2. **Poll until terminal state:** Run `status --task-id <id>` repeatedly until the payload shows **completed** or **failed** (or your wrapper treats the script’s `phase` / `ok` as terminal). **Recommended delay between polls:** **3s, then 6s, then 12s, …** doubling each time, **cap at 60s**—the same pattern as **`wait`** uses inside `video_gen.js`. Stop early on success/failure; respect your own overall timeout if you need stricter limits than the built-in 10-minute `wait` budget.

3. **`wait` vs `submit-*`:** **`wait`** is one blocking call; it does **not** emit a separate “submitted” line for the user unless **your** layer prints one before/after. For “notify immediately, then poll in the open,” use **`submit-*`** and your own **`status`** loop with the backoff above.
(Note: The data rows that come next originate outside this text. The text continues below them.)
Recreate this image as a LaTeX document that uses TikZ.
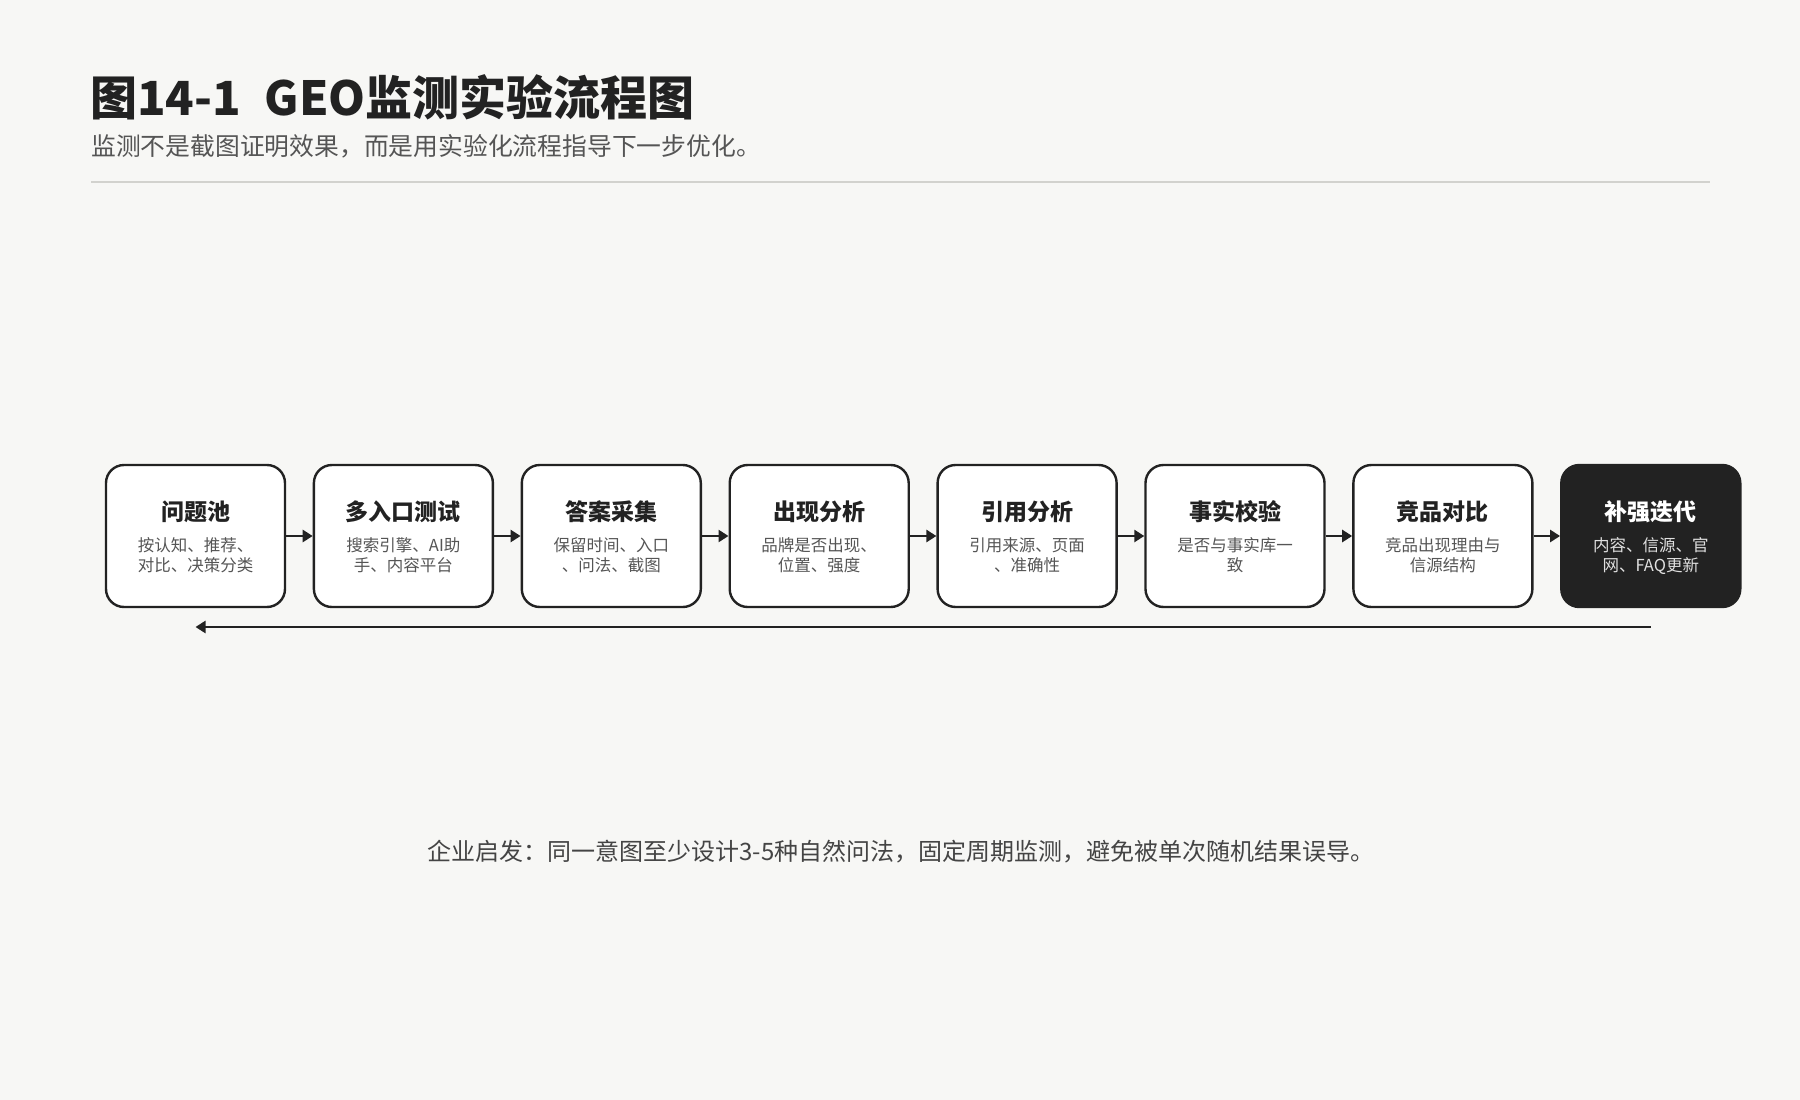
\documentclass[tikz,border=0pt]{standalone}
\usepackage{fontspec}
\setmainfont{Noto Sans CJK SC}
\usetikzlibrary{arrows.meta,positioning}
\definecolor{bgc}{HTML}{F7F7F5}
\definecolor{ink}{HTML}{222222}
\definecolor{subc}{HTML}{555555}
\definecolor{rulec}{HTML}{D2D2CE}
\definecolor{notec}{HTML}{444444}
\tikzset{
  stepbox/.style={draw=ink, line width=2.4pt, fill=white, rounded corners=18pt,
    minimum width=179pt, minimum height=142pt, inner sep=0pt},
  darkbox/.style={stepbox, fill=ink},
  flow/.style={draw=ink, line width=2.8pt, -{Triangle[length=10pt,width=12pt]}},
  boxtitle/.style={font=\fontsize{23pt}{27pt}\selectfont\bfseries, text=ink, inner sep=0pt},
  boxsub/.style={font=\fontsize{16.5pt}{20.5pt}\selectfont, text=subc, align=center, inner sep=0pt},
}
\begin{document}
\begin{tikzpicture}[x=1pt,y=-1pt]
\fill[bgc] (0,0) rectangle (1800,1100);
\useasboundingbox (0,0) rectangle (1800,1100);
\node[anchor=west, inner sep=0pt, text=ink, font=\fontsize{47pt}{55pt}\selectfont\bfseries] (title) at (90,97) {图14-1\hspace{0.5em}GEO监测实验流程图};
\node[anchor=west, inner sep=0pt, text=subc, font=\fontsize{24.8pt}{29pt}\selectfont] (subtitle) at (91,146) {监测不是截图证明效果，而是用实验化流程指导下一步优化。};
\coordinate (rl) at (91,182);
\coordinate (rr) at (1710,182);
\draw[rulec, line width=1.5pt] (rl) -- (rr);

\foreach \i/\t/\s in {
  1/问题池/{按认知、推荐、\\对比、决策分类},
  2/多入口测试/{搜索引擎、AI助\\手、内容平台},
  3/答案采集/{保留时间、入口\\、问法、截图},
  4/出现分析/{品牌是否出现、\\位置、强度},
  5/引用分析/{引用来源、页面\\、准确性},
  6/事实校验/{是否与事实库一\\致},
  7/竞品对比/{竞品出现理由与\\信源结构}} {
  \node[stepbox] (b\i) at ({195.5+207.9*(\i-1)},536) {};
  \node[boxtitle] (t\i) at ({195.5+207.9*(\i-1)},512) {\t};
  \node[boxsub, anchor=north] (s\i) at ({195.5+207.9*(\i-1)},537) {\s};
}
\node[darkbox] (b8) at ({195.5+207.9*7},536) {};
\node[boxtitle, text=white] (t8) at ({195.5+207.9*7},512) {补强迭代};
\node[boxsub, anchor=north, text=white!88!black] (s8) at ({195.5+207.9*7},537) {内容、信源、官\\网、FAQ更新};

\foreach \a/\b in {1/2,2/3,3/4,4/5,5/6,6/7,7/8}
  \draw[flow] (b\a.east) -- (b\b.west);

\coordinate (fbs) at (b8.south |- 0,627);
\coordinate (fbe) at (b1.south |- 0,627);
\draw[flow] (fbs) -- (fbe);

\node[inner sep=0pt, text=notec, font=\fontsize{24pt}{28pt}\selectfont] (note) at (901,852) {企业启发：同一意图至少设计3-5种自然问法，固定周期监测，避免被单次随机结果误导。};
\end{tikzpicture}
\end{document}
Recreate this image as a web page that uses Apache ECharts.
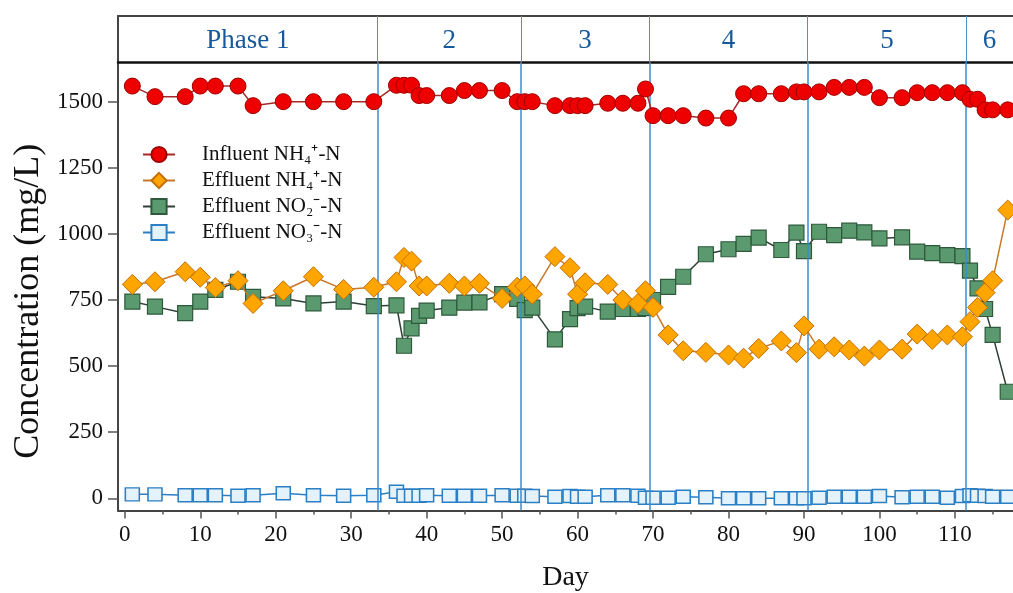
<!DOCTYPE html>
<html>
<head>
<meta charset="utf-8">
<script src="https://cdn.jsdelivr.net/npm/echarts@6/dist/echarts.min.js"></script>
<style>
html,body{margin:0;padding:0;background:#fff;}
#chart{width:1013px;height:593px;}
</style>
</head>
<body>
<div id="chart"></div>
<script>
// ---- data ----
const days = [1,4,8,10,12,15,17,21,25,29,33,36,37,38,39,40,43,45,47,50,52,53,54,57,59,60,61,64,66,68,69,70,72,74,77,80,82,84,87,89,90,92,94,96,98,100,103,105,107,109,111,112,113,114,115,117];
const influentNH4 = [1559,1519,1519,1559,1559,1559,1485,1500,1500,1500,1500,1562,1562,1562,1523,1523,1523,1542,1542,1542,1500,1500,1500,1485,1485,1485,1485,1494,1494,1494,1548,1447,1447,1447,1438,1438,1530,1530,1530,1537,1537,1537,1554,1554,1554,1515,1515,1534,1534,1534,1534,1509,1509,1469,1469,1469];
const effluentNH4 = [809,819,857,836,797,823,737,785,838,790,798,819,911,897,803,803,813,803,813,756,798,803,772,914,872,772,815,809,750,737,785,722,618,558,552,542,530,567,595,551,652,564,573,561,538,561,564,621,601,618,611,668,722,778,823,1090];
const effluentNO2 = [744,725,700,744,788,819,762,756,737,744,727,730,577,643,690,710,721,740,741,772,754,712,721,601,678,719,725,706,716,716,719,750,800,838,923,942,962,986,939,1005,935,1008,995,1012,1006,983,987,933,927,920,916,861,794,716,618,403];
const effluentNO3 = [15,15,12,12,12,10,12,19,12,10,12,25,10,10,10,12,10,10,10,12,10,10,9,6,9,6,6,12,12,10,2,2,2,6,4,0,0,0,0,0,0,2,6,6,6,9,4,6,6,2,9,12,10,9,6,6];
const phaseNames = ['Phase 1','2','3','4','5','6'];
const phaseBounds = [33.5,52.5,69.5,90.5,111.5];
const xTicks = [0,10,20,30,40,50,60,70,80,90,100,110];
const xMinorTicks = [5,15,25,35,45,55,65,75,85,95,105,115];
const yTicks = [0,250,500,750,1000,1250,1500];
const seriesNames = ['Influent NH₄⁺-N','Effluent NH₄⁺-N','Effluent NO₂⁻-N','Effluent NO₃⁻-N'];

// ---- build ----
const XMIN = -0.9, XMAX = 117.7, YMIN = -46, YMAX = 1650;
const FONT = "'Liberation Serif','Times New Roman',serif";
const pair = arr => days.map((d,i)=>[d,arr[i]]);
const edges = [XMIN].concat(phaseBounds, [XMAX]);
const phaseMid = phaseNames.map((n,i)=>[(edges[i]+edges[i+1])/2, 0.45]);

const chart = echarts.init(document.getElementById('chart'), null, {renderer:'canvas'});
const option = {
  animation:false,
  backgroundColor:'#fff',
  grid:[
    {left:118, right:0, top:62, bottom:82.5, containLabel:false, outerBoundsMode:'none'},
    {left:118, right:0, top:16, height:46, containLabel:false, outerBoundsMode:'none'}
  ],
  xAxis:[
    {gridIndex:0, type:'value', min:XMIN, max:XMAX, position:'bottom',
     axisLine:{show:true, onZero:false, lineStyle:{color:'#444', width:2}},
     axisTick:{show:true, length:8, customValues:xTicks, lineStyle:{color:'#555', width:1.5}},
     axisLabel:{show:true, customValues:xTicks, margin:13, color:'#111', fontSize:23, fontFamily:FONT, formatter:v=>String(v)},
     splitLine:{show:false},
     name:'Day', nameLocation:'middle', nameGap:53,
     nameTextStyle:{color:'#111', fontSize:28, fontFamily:FONT}},
    {gridIndex:0, type:'value', min:XMIN, max:XMAX, position:'bottom',
     axisLine:{show:false, onZero:false},
     axisTick:{show:true, length:4, customValues:xMinorTicks, lineStyle:{color:'#555', width:1.5}},
     axisLabel:{show:false}, splitLine:{show:false}},
    {gridIndex:1, type:'value', min:XMIN, max:XMAX, position:'top',
     axisLine:{show:true, onZero:false, lineStyle:{color:'#444', width:2}},
     axisTick:{show:false}, axisLabel:{show:false}, splitLine:{show:false}},
    {gridIndex:1, type:'value', min:XMIN, max:XMAX, position:'bottom',
     axisLine:{show:true, onZero:false, lineStyle:{color:'#111', width:2.5}},
     axisTick:{show:false}, axisLabel:{show:false}, splitLine:{show:false}}
  ],
  yAxis:[
    {gridIndex:0, type:'value', min:YMIN, max:YMAX,
     axisLine:{show:true, onZero:false, lineStyle:{color:'#444', width:2}},
     axisTick:{show:true, length:10, customValues:yTicks, lineStyle:{color:'#555', width:1.5}},
     axisLabel:{show:true, customValues:yTicks, margin:15, color:'#111', fontSize:23, fontFamily:FONT, formatter:v=>String(v)},
     splitLine:{show:false},
     name:'Concentration (mg/L)', nameLocation:'middle', nameGap:68,
     nameTextStyle:{color:'#111', fontSize:36, fontFamily:FONT, padding:[0,30,0,0]}},
    {gridIndex:1, type:'value', min:0, max:1,
     axisLine:{show:true, onZero:false, lineStyle:{color:'#444', width:2}},
     axisTick:{show:false}, axisLabel:{show:false}, splitLine:{show:false}}
  ],
  legend:{
    data:seriesNames, orient:'vertical', left:137, top:139,
    itemWidth:32, itemHeight:19, itemGap:5,
    textStyle:{color:'#111', fontSize:21, fontFamily:FONT, padding:[0,0,0,22]}
  },
  series:[
    {name:'phaseLines', type:'line', xAxisIndex:0, yAxisIndex:0, data:[], z:1, silent:true,
     markLine:{silent:true, symbol:['none','none'], label:{show:false},
       lineStyle:{color:'#3a8bd0', width:1.5, type:'solid'},
       data:phaseBounds.map(b=>({xAxis:b}))}},
    {name:'phases', type:'scatter', xAxisIndex:2, yAxisIndex:1, data:phaseMid, symbolSize:1,
     itemStyle:{color:'#ffffff', opacity:0}, silent:true,
     label:{show:true, position:'inside', formatter:p=>phaseNames[p.dataIndex], opacity:1,
       color:'#17599a', fontSize:27, fontFamily:FONT, textBorderWidth:0},
     markLine:{silent:true, symbol:['none','none'], label:{show:false},
       lineStyle:{color:'#4a94d4', width:1, type:'solid'},
       data:phaseBounds.map(b=>({xAxis:b}))}},
    {name:seriesNames[3], type:'line', xAxisIndex:0, yAxisIndex:0, data:pair(effluentNO3), z:3,
     symbol:'rect', symbolSize:[14,13], showAllSymbol:true,
     lineStyle:{color:'#2b7fc4', width:1.5},
     itemStyle:{color:'#e4f3fb', borderColor:'#2b7fc4', borderWidth:1.5}},
    {name:seriesNames[2], type:'line', xAxisIndex:0, yAxisIndex:0, data:pair(effluentNO2), z:4,
     symbol:'rect', symbolSize:15, showAllSymbol:true,
     lineStyle:{color:'#2e3f35', width:1.5},
     itemStyle:{color:'#5b9a6f', borderColor:'#2d5a3b', borderWidth:1.2}},
    {name:seriesNames[1], type:'line', xAxisIndex:0, yAxisIndex:0, data:pair(effluentNH4), z:5,
     symbol:'diamond', symbolSize:20, showAllSymbol:true,
     lineStyle:{color:'#c8782a', width:1.5},
     itemStyle:{color:'#ffa500', borderColor:'#c46e00', borderWidth:1}},
    {name:seriesNames[0], type:'line', xAxisIndex:0, yAxisIndex:0, data:pair(influentNH4), z:6,
     symbol:'circle', symbolSize:16, showAllSymbol:true,
     lineStyle:{color:'#a82828', width:1.5},
     itemStyle:{color:'#ee0000', borderColor:'#a00000', borderWidth:1}}
  ]
};
chart.setOption(option);
</script>
</body>
</html>
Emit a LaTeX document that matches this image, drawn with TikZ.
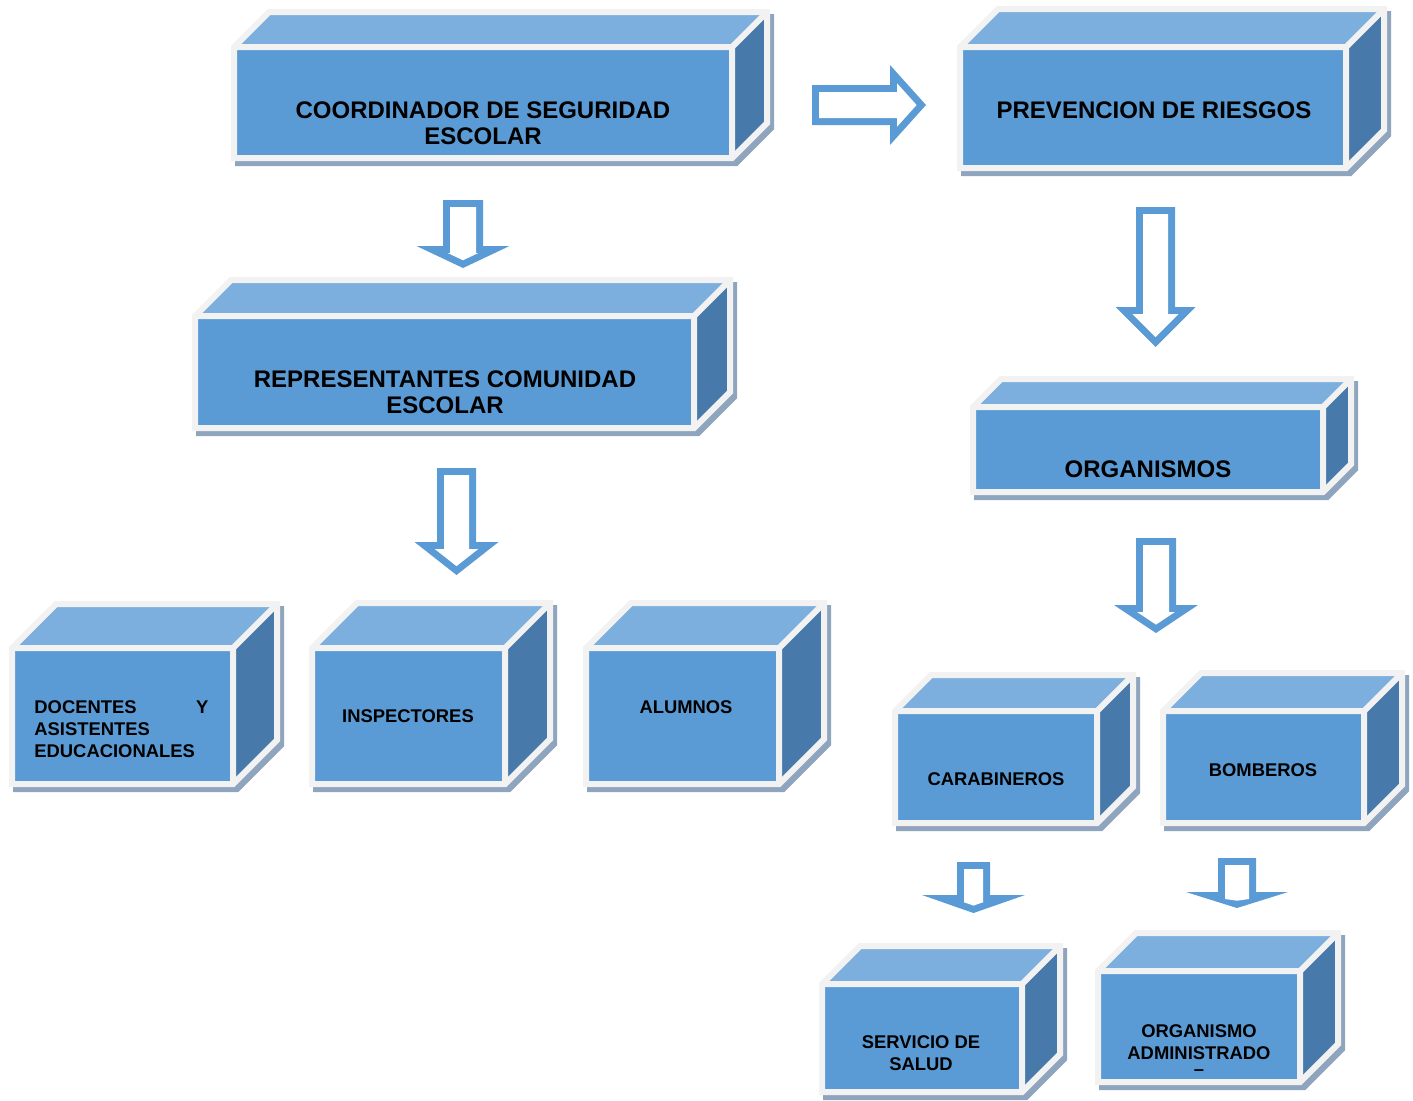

4. **When generation finishes:** Summarize the **outcome** for the user: on success, **playable links** from **`videos`** (e.g. Markdown `[label](url)`); on failure, **`errorCode`** and **`errorMessage`**. **`video_gen.js` does not know which skill was used**—add **skill attribution** yourself from the active skill’s **`SKILL.md`** (e.g. frontmatter **`name`**) or the skill folder slug, in the same user-facing message.

---

## JSON field reference

| Field | Role |
|--------|------|
| `model` | **Required** (non-empty). No default. |
| `prompt` | **Required** for generation commands. |
| `duration` | Sent as number; default **5** if missing/invalid in script—still must be valid for the model. |
| `aspect_ratio` | Optional; model-dependent. |
| `resolution` | Optional; model-dependent. |
| `generate_audio` | Optional boolean; model-dependent. |
| `negative_prompt` | Optional string; model-dependent. |
| `image` | **Image-to-video:** use a **public `https` image URL** (required for normal use). Local path / `file://` is **script-only**: uploads first, then the API receives the returned public URL. |
| `images` | **Multi-image-to-video:** each entry must end up as a **public `https` URL** (directly, or via the script’s upload step). Up to **3** entries are forwarded after preparation. |

Do not send fields the chosen model does not support (reduces spurious `1002` / parameter errors).

---

## Status & stdout conventions

- HTTP OK with business `status === 0` (or `200` in some responses): request accepted for that layer.
- Generation success: look for completed phase and `videos` with `url` / `cover_url`.
- Errors: stdout JSON with `ok: false`, `errorCode`, `errorMessage` (script maps common API codes to short messages).
- Common keys: `ok`, `phase`, `taskId`, `batchId`, `taskIds`, `videos`, `tasks`, `inProgress`, `errorCode`, `errorMessage`.

---

**Reminder:** Skills may require user confirmation before any paid `wait` / `submit-*` call. For **any** image-to-video flow, assume **public `https` image URLs are mandatory** unless the skill explicitly documents a vetted local-upload path—always follow the active skill’s **`SKILL.md`**.